The Creole slave rebellion took place on Nov. 7, 1841, in waters between Norfolk and Nassau. The 19 mutineers were arrested after the Creole reached Nassau, imprisoned for five months, and then freed by the British. The other 116 slaves onboard were freed immediately; most went to Jamaica.

By all accounts, Washington was an intelligent and formidable leader who, after escaping to Canada, returned to Virginia to find and free his wife. "He went the wrong way on the Underground Railroad and was caught," George Hendrick said. En route to New Orleans to be resold, Washington devised the plan and led the revolt against his American captors.
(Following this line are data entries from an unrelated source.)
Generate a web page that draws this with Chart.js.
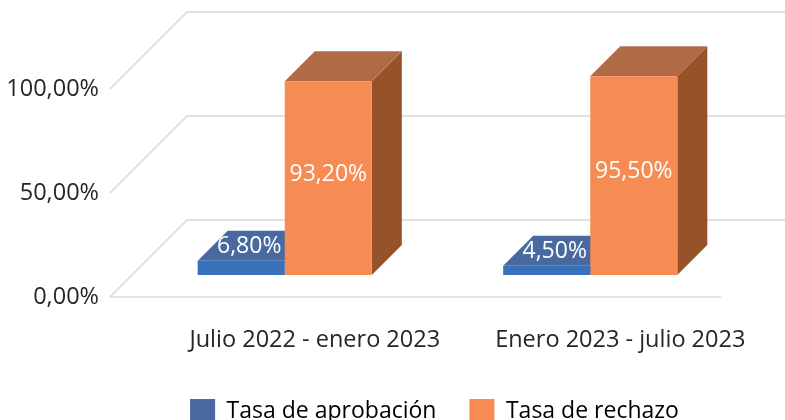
<!DOCTYPE html>
<html>
<head>
<meta charset="utf-8">
<script src="https://cdn.jsdelivr.net/npm/chart.js@4.4.0/dist/chart.umd.min.js"></script>
<style>
html, body { margin: 0; padding: 0; background: #fff; }
</style>
</head>
<body>
<canvas id="mycanvas" width="785" height="420"></canvas>
<script>
var periodos = ['Julio 2022 - enero 2023', 'Enero 2023 - julio 2023'];
var aprobacion = [6.8, 4.5];
var rechazo = [93.2, 95.5];
var ticksY = [0, 50, 100];

var DEPTH = 30, BACK = 55, FRONT = 22;
var caras = [
	{ front: '#3871b9', top: '#4a69a0', side: '#2f5a95', legend: '#4a69a0' },
	{ front: '#f68b53', top: '#b06a46', side: '#965228', legend: '#f68b53' }
];

function fmt(v) {
	return v.toFixed(2).replace('.', ',') + '%';
}

Chart.defaults.font.family = '"Open Sans", sans-serif';

var box3d = {
	id: 'box3d',
	afterLayout: function(chart) {
		// la leyenda va centrada bajo el área del gráfico
		chart.legend.left = 126;
	},
	beforeDatasetsDraw: function(chart) {
		var ctx = chart.ctx, a = chart.chartArea, y = chart.scales.y;
		ctx.save();
		ctx.strokeStyle = '#d9d9d9';
		ctx.lineWidth = 1.5;
		ticksY.forEach(function(v) {
			var py = y.getPixelForValue(v);
			ctx.beginPath();
			ctx.moveTo(a.left - FRONT, py + FRONT);
			ctx.lineTo(a.left + BACK, py - BACK);
			ctx.lineTo(a.right + BACK, py - BACK);
			ctx.stroke();
		});
		// borde delantero del suelo
		var p0 = y.getPixelForValue(0);
		ctx.beginPath();
		ctx.moveTo(a.left - FRONT, p0 + FRONT);
		ctx.lineTo(a.right - FRONT, p0 + FRONT);
		ctx.stroke();

		chart.data.datasets.forEach(function(ds, i) {
			chart.getDatasetMeta(i).data.forEach(function(bar) {
				var x1 = bar.x - bar.width / 2, x2 = bar.x + bar.width / 2, t = bar.y, b = bar.base;
				ctx.fillStyle = caras[i].side;
				ctx.beginPath();
				ctx.moveTo(x2, t);
				ctx.lineTo(x2 + DEPTH, t - DEPTH);
				ctx.lineTo(x2 + DEPTH, b - DEPTH);
				ctx.lineTo(x2, b);
				ctx.closePath();
				ctx.fill();
				ctx.fillStyle = caras[i].top;
				ctx.beginPath();
				ctx.moveTo(x1, t);
				ctx.lineTo(x1 + DEPTH, t - DEPTH);
				ctx.lineTo(x2 + DEPTH, t - DEPTH);
				ctx.lineTo(x2, t);
				ctx.closePath();
				ctx.fill();
			});
		});
		ctx.restore();
	},
	afterDatasetsDraw: function(chart) {
		var ctx = chart.ctx;
		ctx.save();
		ctx.font = '23px "Open Sans"';
		ctx.fillStyle = '#ffffff';
		ctx.textAlign = 'center';
		ctx.textBaseline = 'middle';
		chart.data.datasets.forEach(function(ds, i) {
			chart.getDatasetMeta(i).data.forEach(function(bar, j) {
				var tx, ty;
				if (bar.base - bar.y < 30) {
					tx = bar.x + 8;
					ty = bar.y - 14;
				} else {
					tx = bar.x;
					ty = (bar.y + bar.base) / 2 - 4;
				}
				ctx.fillText(fmt(ds.data[j]), tx, ty);
			});
		});
		ctx.restore();
	}
};

var ctx = document.getElementById('mycanvas');

var chart = new Chart(ctx, {
	type: 'bar',
	data: {
		labels: periodos,
		datasets: [
			{
				label: 'Tasa de aprobación',
				data: aprobacion,
				backgroundColor: caras[0].front,
				borderWidth: 0,
				categoryPercentage: 0.57,
				barPercentage: 1.0
			},
			{
				label: 'Tasa de rechazo',
				data: rechazo,
				backgroundColor: caras[1].front,
				borderWidth: 0,
				categoryPercentage: 0.57,
				barPercentage: 1.0
			}
		]
	},
	options: {
		responsive: false,
		animation: false,
		layout: { padding: { top: 67, left: 0, right: 42, bottom: 0 } },
		plugins: {
			tooltip: { enabled: false },
			legend: {
				position: 'bottom',
				maxHeight: 54,
				labels: {
					boxWidth: 25,
					boxHeight: 25,
					padding: 33,
					color: '#262626',
					font: { size: 23 },
					generateLabels: function(chart) {
						return chart.data.datasets.map(function(ds, i) {
							return {
								text: ds.label,
								fillStyle: caras[i].legend,
								strokeStyle: caras[i].legend,
								lineWidth: 0,
								datasetIndex: i
							};
						});
					}
				}
			}
		},
		scales: {
			x: {
				grid: { display: false },
				border: { display: false },
				ticks: {
					color: '#262626',
					font: { size: 23.5 },
					padding: 43,
					labelOffset: 30,
					maxRotation: 0,
					autoSkip: false
				},
				afterFit: function(s) { s.height = 91; }
			},
			y: {
				min: 0,
				max: 100,
				grid: { display: false },
				border: { display: false },
				ticks: {
					stepSize: 50,
					color: '#262626',
					font: { size: 23.5 },
					padding: 25,
					labelOffset: 22,
					callback: function(v) { return fmt(v); }
				},
				afterFit: function(s) { s.width = 132; }
			}
		}
	},
	plugins: [box3d]
});
</script>
</body>
</html>
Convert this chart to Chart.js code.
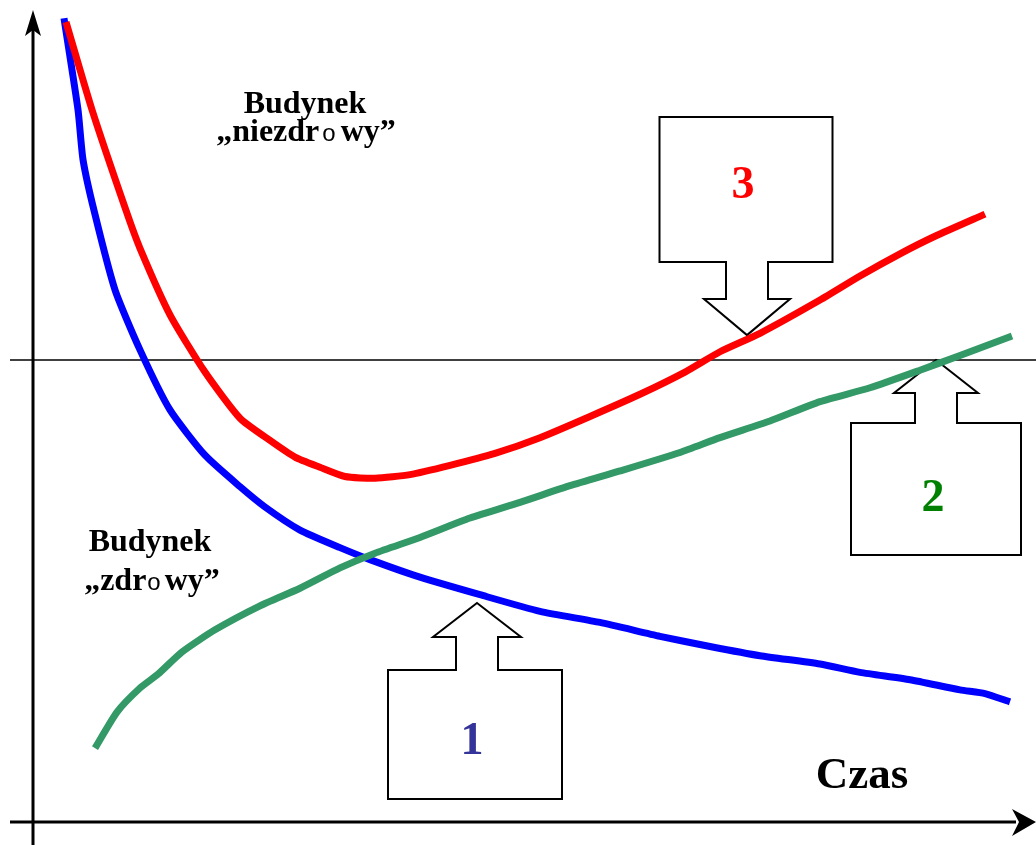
<!DOCTYPE html>
<html>
<head>
<meta charset="utf-8">
<script src="https://cdn.jsdelivr.net/npm/chart.js@4"></script>
<style>
  html, body { margin: 0; padding: 0; background: #fff; }
  #wrap { width: 1036px; height: 845px; }
</style>
</head>
<body>
<div id="wrap"><canvas id="chart" width="1036" height="845"></canvas></div>
<script>
// Time axis 0..100, value axis 0..88, threshold level at 50
const threshold = 50;

const blueX = [3.1, 4.5, 5.0, 6.1, 8.2, 10.7, 13.7, 17.2, 20.7, 23.2, 26.7, 30.7, 33.7, 38.7, 44.7, 50.7, 56.7, 62.7, 67.7, 72.7, 78.7, 82.7, 87.7, 92.7, 95.2, 97.7];
const blueY = [87.0, 77.1, 71.7, 66.2, 57.6, 51.1, 44.6, 39.7, 36.3, 34.1, 31.6, 29.7, 28.4, 26.5, 24.6, 22.8, 21.6, 20.1, 19.0, 18.0, 17.1, 16.2, 15.4, 14.3, 13.9, 13.0];

const redX = [3.3, 5.9, 9.3, 10.7, 13.7, 17.2, 20.7, 23.7, 26.2, 28.7, 31.2, 34.2, 37.7, 41.7, 46.2, 50.7, 55.7, 60.7, 65.2, 68.7, 72.7, 78.7, 82.7, 86.7, 90.2, 95.2];
const redY = [86.6, 77.1, 66.2, 62.1, 54.9, 48.7, 43.7, 41.3, 39.5, 38.4, 37.4, 37.2, 37.6, 38.6, 39.9, 41.6, 43.9, 46.3, 48.7, 50.9, 52.9, 56.5, 59.1, 61.5, 63.4, 65.8];

const greenX = [6.2, 8.4, 10.7, 12.5, 14.9, 18.2, 22.7, 26.7, 30.7, 34.2, 38.7, 43.7, 48.7, 53.7, 58.7, 64.7, 68.7, 73.7, 78.7, 83.7, 88.7, 92.7, 97.9];
const greenY = [8.0, 11.9, 14.5, 16.0, 18.4, 20.8, 23.4, 25.3, 27.5, 29.1, 30.8, 32.9, 34.6, 36.4, 38.0, 40.0, 41.6, 43.4, 45.5, 47.0, 48.9, 50.5, 52.6];

// callout labels and the points their arrows touch
const calloutLabels = ['1', '2', '3'];
const calloutTipX = [44.4, 90.3, 71.4];
const calloutTipY = [23.7, threshold, 52.7];

function toPoints(xs, ys) {
    return xs.map((x, i) => ({ x: x, y: ys[i] }));
}

const SERIF = '"Liberation Serif", "Times New Roman", Times, serif';
const SANS = '"Liberation Sans", Arial, sans-serif';

const calloutStyle = [
    { dir: 'up', color: '#333399', headH: 34, headW: 44, stemW: 21, stemH: 33, boxDx: -2, boxW: 174, boxH: 129, labelDy: 8 },
    { dir: 'up', color: '#008000', headH: 33, headW: 42, stemW: 21, stemH: 30, boxDx: 0, boxW: 170, boxH: 132, labelDy: 10 },
    { dir: 'down', color: '#ff0000', headH: 36, headW: 43, stemW: 21, stemH: 37, boxDx: -1, boxW: 173, boxH: 145, labelDy: -4 }
];

function drawCallout(ctx, tx, ty, s, label) {
    const d = s.dir === 'up' ? 1 : -1;
    const headY = ty + d * s.headH;
    const boxY = headY + d * s.stemH;
    const endY = boxY + d * s.boxH;
    const cx = tx + s.boxDx;
    ctx.beginPath();
    ctx.moveTo(tx, ty);
    ctx.lineTo(tx + s.headW, headY);
    ctx.lineTo(tx + s.stemW, headY);
    ctx.lineTo(tx + s.stemW, boxY);
    ctx.lineTo(cx + s.boxW / 2, boxY);
    ctx.lineTo(cx + s.boxW / 2, endY);
    ctx.lineTo(cx - s.boxW / 2, endY);
    ctx.lineTo(cx - s.boxW / 2, boxY);
    ctx.lineTo(tx - s.stemW, boxY);
    ctx.lineTo(tx - s.stemW, headY);
    ctx.lineTo(tx - s.headW, headY);
    ctx.closePath();
    ctx.fillStyle = '#fff';
    ctx.fill();
    ctx.strokeStyle = '#000';
    ctx.lineWidth = 2;
    ctx.lineJoin = 'miter';
    ctx.stroke();

    ctx.fillStyle = s.color;
    ctx.font = 'bold 46px ' + SERIF;
    ctx.textAlign = 'center';
    ctx.textBaseline = 'middle';
    ctx.fillText(label, cx - 3, (boxY + endY) / 2 + s.labelDy);
}

// draw text pieces in a row, centred on cx
function drawPieces(ctx, pieces, cx, baseline) {
    ctx.save();
    ctx.textBaseline = 'alphabetic';
    ctx.textAlign = 'left';
    let total = 0;
    pieces.forEach(p => { ctx.font = p.font; p.w = ctx.measureText(p.text).width; total += p.w + (p.gap || 0); });
    let x = cx - total / 2;
    pieces.forEach(p => {
        ctx.font = p.font;
        ctx.fillStyle = '#000';
        ctx.fillText(p.text, x, baseline);
        x += p.w + (p.gap || 0);
    });
    ctx.restore();
}

const bold32 = 'bold 32px ' + SERIF;
const sans24 = '24px ' + SANS;

const decorations = {
    id: 'decorations',
    beforeDatasetsDraw(chart) {
        const ctx = chart.ctx;
        const xs = chart.scales.x, ys = chart.scales.y;
        const x0 = xs.getPixelForValue(0);
        const y0 = ys.getPixelForValue(0);
        const yT = ys.getPixelForValue(threshold);
        const W = chart.width, H = chart.height;
        ctx.save();
        ctx.strokeStyle = '#000';
        ctx.fillStyle = '#000';

        // threshold line
        ctx.lineWidth = 1.5;
        ctx.beginPath();
        ctx.moveTo(10, yT);
        ctx.lineTo(W, yT);
        ctx.stroke();

        // axes
        ctx.lineWidth = 3;
        ctx.beginPath();
        ctx.moveTo(x0, H);
        ctx.lineTo(x0, 28);
        ctx.moveTo(10, y0);
        ctx.lineTo(W - 20, y0);
        ctx.stroke();

        // arrowheads
        ctx.beginPath();
        ctx.moveTo(x0, 10);
        ctx.lineTo(x0 + 8, 36);
        ctx.lineTo(x0, 30);
        ctx.lineTo(x0 - 8, 36);
        ctx.closePath();
        ctx.fill();
        ctx.beginPath();
        ctx.moveTo(W, y0);
        ctx.lineTo(W - 24, y0 - 13);
        ctx.lineTo(W - 17, y0);
        ctx.lineTo(W - 24, y0 + 14);
        ctx.closePath();
        ctx.fill();

        // callouts
        calloutLabels.forEach((label, i) => {
            drawCallout(ctx, xs.getPixelForValue(calloutTipX[i]), ys.getPixelForValue(calloutTipY[i]), calloutStyle[i], label);
        });

        // labels
        drawPieces(ctx, [{ text: 'Budynek', font: bold32 }], 305, 113);
        drawPieces(ctx, [
            { text: '„niezdr', font: bold32, gap: 3 },
            { text: 'o', font: sans24, gap: 5 },
            { text: 'wy”', font: bold32 }
        ], 306, 141);
        drawPieces(ctx, [{ text: 'Budynek', font: bold32 }], 150, 551);
        drawPieces(ctx, [
            { text: '„zdr', font: bold32, gap: 1 },
            { text: 'o', font: sans24, gap: 4 },
            { text: 'wy”', font: bold32 }
        ], 152, 590);
        drawPieces(ctx, [{ text: 'Czas', font: 'bold 45px ' + SERIF }], 862, 788);

        ctx.restore();
    }
};

new Chart(document.getElementById('chart'), {
    type: 'line',
    data: {
        datasets: [
            { label: 'Budynek zdrowy', data: toPoints(greenX, greenY), borderColor: '#339966' },
            { label: 'Budynek niezdrowy', data: toPoints(redX, redY), borderColor: '#ff0000' },
            { label: 'Seria 1', data: toPoints(blueX, blueY), borderColor: '#0000ff' }
        ]
    },
    options: {
        responsive: false,
        animation: false,
        devicePixelRatio: 1,
        layout: { padding: { left: 33, right: 3, top: 9, bottom: 23 } },
        elements: {
            line: { borderWidth: 7, tension: 0.2, fill: false, borderCapStyle: 'butt' },
            point: { radius: 0 }
        },
        plugins: {
            legend: { display: false },
            tooltip: { enabled: false }
        },
        scales: {
            x: { type: 'linear', min: 0, max: 100, display: false },
            y: { type: 'linear', min: 0, max: 88, display: false }
        }
    },
    plugins: [decorations]
});
</script>
</body>
</html>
Nothing else is known about the mutineers.

"The Heroic Slave" is the only piece of fiction written by Douglass, a great abolitionist orator, newspaper editor/publisher, and author of his own account of slavery. His point in the story is unambiguous, George Hendrick said: "African American slaves had every right to revolt. They were fighting for their freedom." Melville's message, on the other hand, was typically ambiguous.

Why was Melville's story of the 1804 revolt off the coast of Chile canonized, while Douglass' faded into oblivion? "Literary scholars in general prefer ambiguity to 'propaganda,' " George Hendrick said. "We think that's debatable." The Hendricks hope that descendants of the Creole slaves in the Bahamas and Jamaica will contact them, so that the Hendricks can add the descendants' accounts to the second edition of the book. The slaves undoubtedly had "horrible stories to tell," George Hendrick said.